We maintain contact with the United States at various levels, including through talks with the US Secretary of State and between the experts who deal with bilateral relations and Syrian issues. Washington is fully aware of our position. We say that such actions are absolutely unacceptable.
Question: The memorandum on air safety in Syria has been suspended because of this incident. What other diplomatic instruments can Russia use to influence the United States?
Maria Zakharova: Talks and diplomacy.
Question: A question from Al Jazeera…
Maria Zakharova: By the way, how is your network doing? Are you working alright?
Maria Zakharova: Is the situation in the region normal? What about your headquarters?
Question: Everything is fine.
Maria Zakharova: Good, because there’ve been reports about attempts to shut your network down.
Question: Everything is fine at the moment.
Maria Zakharova: Everything is fine. This is very good. You sometimes want to get first-hand information. It’s good that you are not being shut down.
Question: Yes. Do you have proof that ISIS leader Abu Bakr al-Baghdadi has been killed as a result of a strike by the Russian Aerospace Forces?
Maria Zakharova: No, I have no information to this effect.
Question: Many people have expressed interest and even are surprised at the new, unusually bright façade of the Russian Foreign Ministry. What can you say about this?

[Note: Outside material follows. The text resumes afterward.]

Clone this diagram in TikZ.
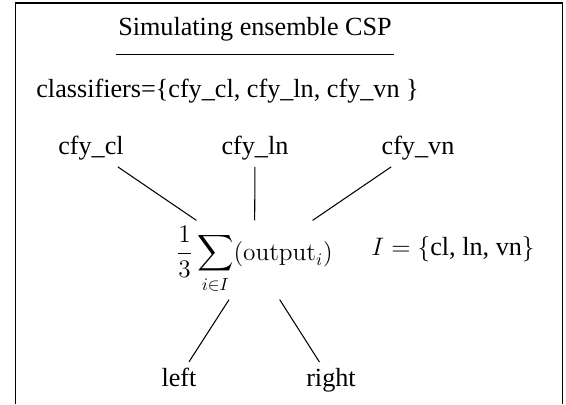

Maria Zakharova: This is the result of the stone cleaning technology. We didn’t paint the building but only cleaned the stone. I think that many people are surprised because the colour of the upper stories has changed. Those who often come to Smolenskaya Square can see that the colour of the left- and right-wing annexes has changed following repairs: it has become a lighter shade. But the overall colour will even out with time due to the effect of rain, snow and wind.
No new parts have been added to the ministry building. Only the spire is completely new. It has been made of modern alloys and is therefore stronger and yet lighter.

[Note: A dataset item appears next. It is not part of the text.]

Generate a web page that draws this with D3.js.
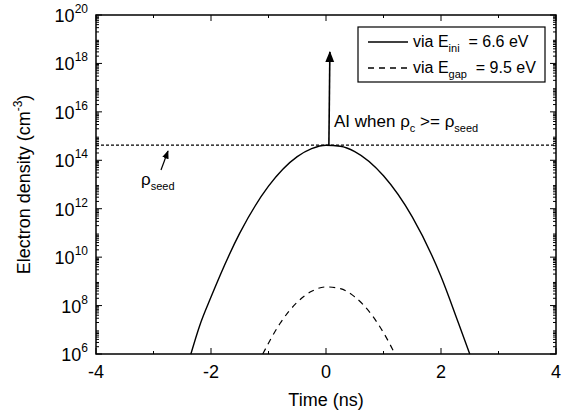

The lining of the part of the building under the spire is the same. It has been only cleaned and restored. The stone tiles have been additionally protected, but their colour will gradually even out for natural reasons.
Question: In other words, am I right in thinking that it will gradually become the same as the rest of the building?
Maria Zakharova: I could prepare a thorough report on this matter – the stone, its colour and the restoration work involved – for the next briefing. But as I have said, we worked very accurately and have preserved the building’s former look, including the smallest details. The only item that has been replaced entirely is the spire. When the initial spire was installed – many of you are now the happy owners of small parts from it – this was done in haste, because the spire, which is some 70 metres tall, was not stipulated in the design. The architectural plans for the building did not include calculations for the spire, and so the architects had to consider the structure and materials which the building would support. This was back in the 1950s.
New materials have been invented since then, and we have decided to use them. But outwardly the spire is the same as the original one. It’s a carbon copy. I can request information from the engineers and developers, so as to be able to tell you every detail regarding the form and the colour.
Question: Could you answer a question about air tracking in Syria?
Maria Zakharova: This is a question for the Defence Ministry, which also holds briefings and regularly meets with the media. The defence and foreign ministries have different spheres of responsibility.
Question: We are unable to do this.
Maria Zakharova: We’ll phone our colleagues, and I think this issue will be settled.